Scotland politics

Ruth Davidson supports more Holyrood financial powers

Ruth Davidson
Image caption Ruth Davidson said her detailed plans would be announced before the independence referendum

Scottish Conservative leader Ruth Davidson has supported more financial powers for the Scottish Parliament.

Announcing a review of her party's position on the issue, she called for Holyrood to raise more of the money it spends in future.

Her comments have signalled a significant shift in Tory thinking over increased devolved powers.

Ms Davidson said she would outline detailed plans before the 2014 independence referendum.

During a speech in Edinburgh, the Tory leader said Conservative peer Lord Strathclyde, former leader of the House of Lords, would lead the review.
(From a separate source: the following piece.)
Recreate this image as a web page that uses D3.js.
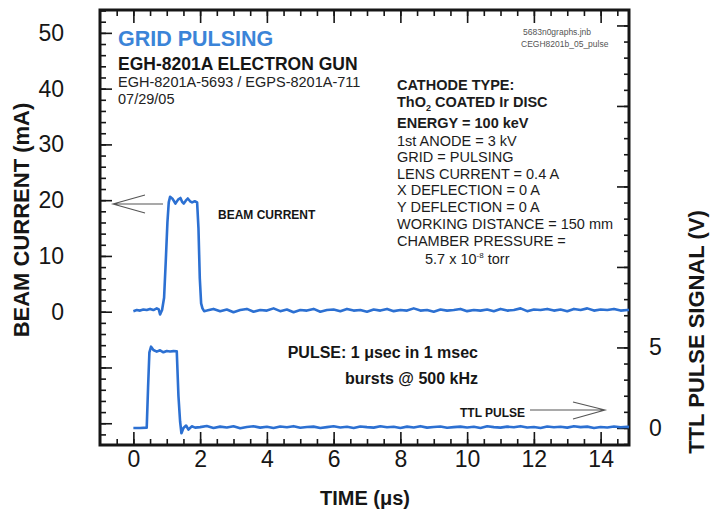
<!DOCTYPE html>
<html>
<head>
<meta charset="utf-8">
<script src="https://cdn.jsdelivr.net/npm/d3@7"></script>
<style>
html,body{margin:0;padding:0;background:#fff;}
svg{display:block;font-family:"Liberation Sans",Arial,Helvetica,sans-serif;}
</style>
</head>
<body>
<svg id="chart" width="713" height="519"></svg>
<script>
// ---------------- DATA ----------------
const xTicks = [0, 2, 4, 6, 8, 10, 12, 14];
const yLeftTicks = [0, 10, 20, 30, 40, 50];
const yRightTicks = [0, 5];

const beamTime = [0, 0.1, 0.2, 0.3, 0.4, 0.5, 0.6, 0.7, 0.76, 0.8, 0.86, 0.92, 0.97, 1.02, 1.06, 1.1,
  1.18, 1.26, 1.34, 1.41, 1.46, 1.51, 1.57, 1.63, 1.7, 1.76, 1.84, 1.91, 1.95, 1.99, 2.03, 2.07, 2.12,
  2.2, 2.4, 2.6, 2.8, 3.0, 3.2, 3.4, 3.6, 3.8, 4.0, 4.2, 4.4, 4.6, 4.8, 5.0, 5.2, 5.4, 5.6, 5.8,
  6.0, 6.2, 6.4, 6.6, 6.8, 7.0, 7.2, 7.4, 7.6, 7.8, 8.0, 8.2, 8.4, 8.6, 8.8, 9.0, 9.2, 9.4, 9.6, 9.8,
  10.0, 10.2, 10.4, 10.6, 10.8, 11.0, 11.2, 11.4, 11.6, 11.8, 12.0, 12.2, 12.4, 12.6, 12.8,
  13.0, 13.2, 13.4, 13.6, 13.8, 14.0, 14.2, 14.4, 14.6, 14.8, 14.85];
const beamCurrent = [0.1, 0.3, 0.2, 0.4, 0.3, 0.5, 0.3, 0.6, 0.4, -0.5, 0.3, 2.5, 9, 16, 19.6, 20.6,
  20.2, 19.4, 20.1, 20.4, 19.7, 19.4, 19.9, 20.3, 19.8, 19.6, 19.8, 19.6, 15, 6, 1.5, 0.6, 0.1,
  0.2, 0.5, 0.1, 0.4, -0.1, 0.3, 0.5, 0.0, 0.3, 0.2, 0.6, 0.1, 0.4, -0.1, 0.3, 0.2, 0.5, 0.0, 0.3,
  0.4, 0.1, 0.5, 0.2, 0.3, 0.0, 0.4, 0.2, 0.5, 0.1, 0.3, 0.2, 0.6, 0.2, 0.3, 0.0, 0.4, 0.2, 0.3, 0.5,
  0.1, 0.3, 0.2, 0.4, 0.1, 0.5, 0.2, 0.3, 0.6, 0.1, 0.4, 0.3, 0.5, 0.2, 0.4,
  0.1, 0.5, 0.3, 0.6, 0.2, 0.4, 0.3, 0.5, 0.2, 0.3, 0.3];

const ttlTime = [0, 0.2, 0.4, 0.44, 0.48, 0.53, 0.6, 0.7, 0.8, 0.9, 1.0, 1.1, 1.2, 1.3, 1.35, 1.4,
  1.44, 1.5, 1.58, 1.65, 1.75, 1.85,
  2.0, 2.2, 2.4, 2.6, 2.8, 3.0, 3.2, 3.4, 3.6, 3.8, 4.0, 4.2, 4.4, 4.6, 4.8, 5.0, 5.2, 5.4, 5.6, 5.8,
  6.0, 6.2, 6.4, 6.6, 6.8, 7.0, 7.2, 7.4, 7.6, 7.8, 8.0, 8.2, 8.4, 8.6, 8.8, 9.0, 9.2, 9.4, 9.6, 9.8,
  10.0, 10.2, 10.4, 10.6, 10.8, 11.0, 11.2, 11.4, 11.6, 11.8, 12.0, 12.2, 12.4, 12.6, 12.8,
  13.0, 13.2, 13.4, 13.6, 13.8, 14.0, 14.2, 14.4, 14.6, 14.8, 14.85];
const ttlSignal = [0.0, 0.0, 0.02, 2.5, 4.7, 5.05, 4.84, 4.74, 4.82, 4.7, 4.78, 4.75, 4.77, 4.76, 2.0, 0.4,
  -0.33, 0.0, 0.15, -0.1, 0.1, 0.02,
  0.05, 0.12, 0.0, 0.08, 0.03, 0.1, -0.02, 0.06, 0.1, 0.02, 0.07, 0.0, 0.09, 0.04, 0.11, 0.01, 0.06, 0.08, 0.0, 0.05,
  0.1, 0.03, 0.07, 0.0, 0.09, 0.05, 0.02, 0.1, 0.04, 0.07, 0.0, 0.08, 0.03, 0.11, 0.02, 0.06, 0.09, 0.01, 0.05, 0.08,
  0.03, 0.07, 0.0, 0.1, 0.05, 0.02, 0.08, 0.04, 0.11, 0.03, 0.06, 0.0, 0.09, 0.04, 0.07,
  0.02, 0.1, 0.05, 0.08, 0.0, 0.06, 0.03, 0.09, 0.04, 0.07, 0.05];

const infoLines = [
  {text: "CATHODE TYPE:", bold: true},
  {text: "ThO|2| COATED Ir DISC", bold: true},
  {text: "ENERGY = 100 keV", bold: true},
  {text: "1st ANODE = 3 kV", bold: false},
  {text: "GRID = PULSING", bold: false},
  {text: "LENS CURRENT = 0.4 A", bold: false},
  {text: "X DEFLECTION = 0 A", bold: false},
  {text: "Y DEFLECTION = 0 A", bold: false},
  {text: "WORKING DISTANCE = 150 mm", bold: false},
  {text: "CHAMBER PRESSURE =", bold: false}
];

// ---------------- LAYOUT ----------------
const svg = d3.select("#chart");
const L = 100, R = 629, T = 10, B = 445;
const x = d3.scaleLinear().domain([-1, 14.85]).range([L, R]);
const yL = d3.scaleLinear().domain([-23.9, 54.1]).range([B, T]);
const yR = d3.scaleLinear().domain([-1.06, 25.96]).range([B, T]);

const blue = "#2c70d2";
const ink = "#161616";

function addAxis(axis, tx, ty) {
  const g = svg.append("g").attr("transform", `translate(${tx},${ty})`).call(axis);
  g.select(".domain").remove();
  g.selectAll(".tick line").attr("stroke", ink).attr("stroke-width", 1.6);
  g.selectAll("text").attr("fill", ink);
  return g;
}
const range = (a, b, s) => d3.range(a, b + s / 2, s);

// bottom
addAxis(d3.axisBottom(x).tickValues(range(-0.5, 14.5, 0.5)).tickSize(-6).tickFormat(""), 0, B);
const xb = addAxis(d3.axisBottom(x).tickValues(xTicks).tickSize(-13).tickPadding(22).tickFormat(d3.format("d")), 0, B);
xb.selectAll("text").attr("font-size", 23).attr("dy", "0");
// top
addAxis(d3.axisTop(x).tickValues(range(-0.5, 14.5, 0.5)).tickSize(-6).tickFormat(""), 0, T);
addAxis(d3.axisTop(x).tickValues(xTicks).tickSize(-13).tickFormat(""), 0, T);
// left
addAxis(d3.axisLeft(yL).tickValues(range(-22, 54, 2)).tickSize(-6).tickFormat(""), L, 0);
const yl = addAxis(d3.axisLeft(yL).tickValues(range(-20, 50, 10)).tickSize(-12).tickPadding(36)
  .tickFormat(d => yLeftTicks.includes(d) ? d : ""), L, 0);
yl.selectAll("text").attr("font-size", 23);
// right
addAxis(d3.axisRight(yR).tickValues(range(-1, 25, 1)).tickSize(-5).tickFormat(""), R, 0);
const yr = addAxis(d3.axisRight(yR).tickValues(range(0, 25, 5)).tickSize(-12).tickPadding(20)
  .tickFormat(d => yRightTicks.includes(d) ? d : ""), R, 0);
yr.selectAll("text").attr("font-size", 23);

// frame
svg.append("rect").attr("x", L).attr("y", T).attr("width", R - L).attr("height", B - T)
  .attr("fill", "none").attr("stroke", ink).attr("stroke-width", 3);

// traces
const beamData = beamTime.map((t, i) => [t, beamCurrent[i]]);
const ttlData = ttlTime.map((t, i) => [t, ttlSignal[i]]);
svg.append("path").datum(beamData)
  .attr("d", d3.line().x(d => x(d[0])).y(d => yL(d[1])))
  .attr("fill", "none").attr("stroke", blue).attr("stroke-width", 2.6).attr("stroke-linejoin", "round");
svg.append("path").datum(ttlData)
  .attr("d", d3.line().x(d => x(d[0])).y(d => yR(d[1])))
  .attr("fill", "none").attr("stroke", blue).attr("stroke-width", 2.6).attr("stroke-linejoin", "round");

// axis titles
svg.append("text").attr("transform", "translate(29,220) rotate(-90)").attr("text-anchor", "middle")
  .attr("font-weight", "bold").attr("font-size", 22).attr("fill", ink).text("BEAM CURRENT (mA)");
svg.append("text").attr("transform", "translate(704,332) rotate(-90)").attr("text-anchor", "middle")
  .attr("font-weight", "bold").attr("font-size", 22).attr("fill", ink).text("TTL PULSE SIGNAL (V)");
svg.append("text").attr("x", 365).attr("y", 505).attr("text-anchor", "middle")
  .attr("font-weight", "bold").attr("font-size", 20).attr("fill", ink).text("TIME (μs)");

// titles
svg.append("text").attr("x", 118).attr("y", 46).attr("font-weight", "bold").attr("font-size", 21.5)
  .attr("fill", "#3b84d8").text("GRID PULSING");
svg.append("text").attr("x", 118).attr("y", 70).attr("font-weight", "bold").attr("font-size", 17.5)
  .attr("fill", ink).text("EGH-8201A ELECTRON GUN");
svg.append("text").attr("x", 118).attr("y", 87).attr("font-size", 14.5)
  .attr("fill", "#222").text("EGH-8201A-5693 / EGPS-8201A-711");
svg.append("text").attr("x", 118).attr("y", 104).attr("font-size", 14.5)
  .attr("fill", "#222").text("07/29/05");

// file notes
svg.append("text").attr("x", 523).attr("y", 35).attr("font-size", 8.5).attr("fill", "#555").text("5683n0graphs.jnb");
svg.append("text").attr("x", 521).attr("y", 47).attr("font-size", 8.5).attr("fill", "#555").text("CEGH8201b_05_pulse");

// info block
const info = svg.append("g").attr("fill", "#1c1c1c").attr("font-size", 14.5);
const infoY = [90, 107, 128, 146, 162, 179, 195, 212, 229, 246];
infoLines.forEach((ln, i) => {
  const t = info.append("text").attr("x", 397).attr("y", infoY[i]).attr("font-weight", ln.bold ? "bold" : "normal");
  const parts = ln.text.split("|");
  parts.forEach((p, j) => {
    const ts = t.append("tspan").text(p);
    if (j === 1) ts.attr("font-size", 9).attr("dy", 4);
    if (j === 2) ts.attr("dy", -4);
  });
});
const press = info.append("text").attr("x", 425).attr("y", 264);
press.append("tspan").text("5.7 x 10");
press.append("tspan").attr("font-size", 8).attr("dy", -6).text("-8");
press.append("tspan").attr("dy", 6).text(" torr");

// annotations
svg.append("text").attr("x", 218).attr("y", 219).attr("font-weight", "bold").attr("font-size", 12)
  .attr("fill", ink).text("BEAM CURRENT");
svg.append("text").attr("x", 460).attr("y", 417).attr("font-weight", "bold").attr("font-size", 12)
  .attr("fill", ink).text("TTL PULSE");
svg.append("text").attr("x", 478).attr("y", 358).attr("text-anchor", "end").attr("font-weight", "bold")
  .attr("font-size", 16).attr("fill", ink).text("PULSE: 1 μsec in 1 msec");
svg.append("text").attr("x", 478).attr("y", 384).attr("text-anchor", "end").attr("font-weight", "bold")
  .attr("font-size", 16).attr("fill", ink).text("bursts @ 500 kHz");

// arrows
const arrow = svg.append("g").attr("stroke", "#555").attr("stroke-width", 1.1).attr("fill", "none");
arrow.append("path").attr("d", "M163,204 L113,204 M145,195 L113,204 L145,213");
arrow.append("path").attr("d", "M530,410 L605,410 M573,402 L605,410 L573,419");
</script>
</body>
</html>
It will examine whether domestic powers currently reserved to Westminster are better off with the Scottish Parliament.

The SNP said Ms Davidson was lacking in credibility, adding that only independence would give Scotland the powers it needed to grow properly.

When Ms Davidson launched her successful campaign for the Scottish Conservative leadership in 2011, the Glasgow MSP described proposals on new Holyrood financial powers - which have since been agreed - as "a line in the sand", and strongly opposed calls for full fiscal autonomy.

Ms Davidson said it was now time for her party to turn over a new page, adding that with hindsight, Conservatives were wrong to oppose the idea of a Scottish Parliament during the campaign for devolution, which was delivered in 1999.

She said her party had been listening to the people of Scotland, adding: "We have heard their ambition for a devolved parliament - within the United Kingdom - with greater powers than it currently holds.

"We have listened, we have heard and we will act. We will respond positively to that ambition.

"In doing so, we reaffirm our unshakable conviction that continued membership of the United Kingdom is the cornerstone of a safer, fairer and more prosperous Scotland."

Scotland's budget is currently funded by a Treasury grant and, although Holyrood already has some tax-varying powers, they have never been used.

The new Scotland Act, passed last year, transferred tax and borrowing powers from Westminster to Holyrood, including the ability to set a Scottish rate of income tax from 2016.

Ms Davidson said those spending the public's money must be accountable to the public both for how it is spent and raised.

She said: "So, the Scottish Conservatives are committed to a new path - more responsibility for the Scottish Parliament and a strengthening of devolution."

Ahead of the Scottish government's independence referendum on 18 September 2014, Ms Davidson said: "A vote next year for Scotland to stay within the United Kingdom will be a vote to strengthen devolution.

A vote for the Scottish Conservatives at the next general election will be a vote to increase the power and responsibility of the Scottish Parliament and to take Scotland forward.

"The responsibility of each of us, of all political parties who share a belief in Scotland and in the United Kingdom, is to empower the Scottish Parliament in a way which meets the ambitions and aspirations of the Scottish people while strengthening the partnership of the four nations of our United Kingdom.

"It is a responsibility the Scottish Conservatives are committed to honouring in full, on behalf of the people of Scotland.

Former Scottish Tory leader Annabel Goldie and Conservative MSP Alex Fergusson, the previous presiding officer of the Scottish Parliament, are also playing a role in the Strathclyde review.

It will also seek independent advice from Alan Trench, from Edinburgh University's school of political science and Adam Tomkins, from the University of Glasgow law school.

SNP MSP Annabelle Ewing said the The Tories were "split from top to bottom" on the issue of more powers for Scotland.

"With this announcement, it is not the infamous 'line in the sand' that has disappeared - it is the last vestiges of Ruth Davidson's credibility," she said.

"The only reason Ruth Davidson and others in the anti-independence parties are grudgingly talking about more powers for the Scottish Parliament is because we are going to have an independence referendum next year to achieve these very powers - and more."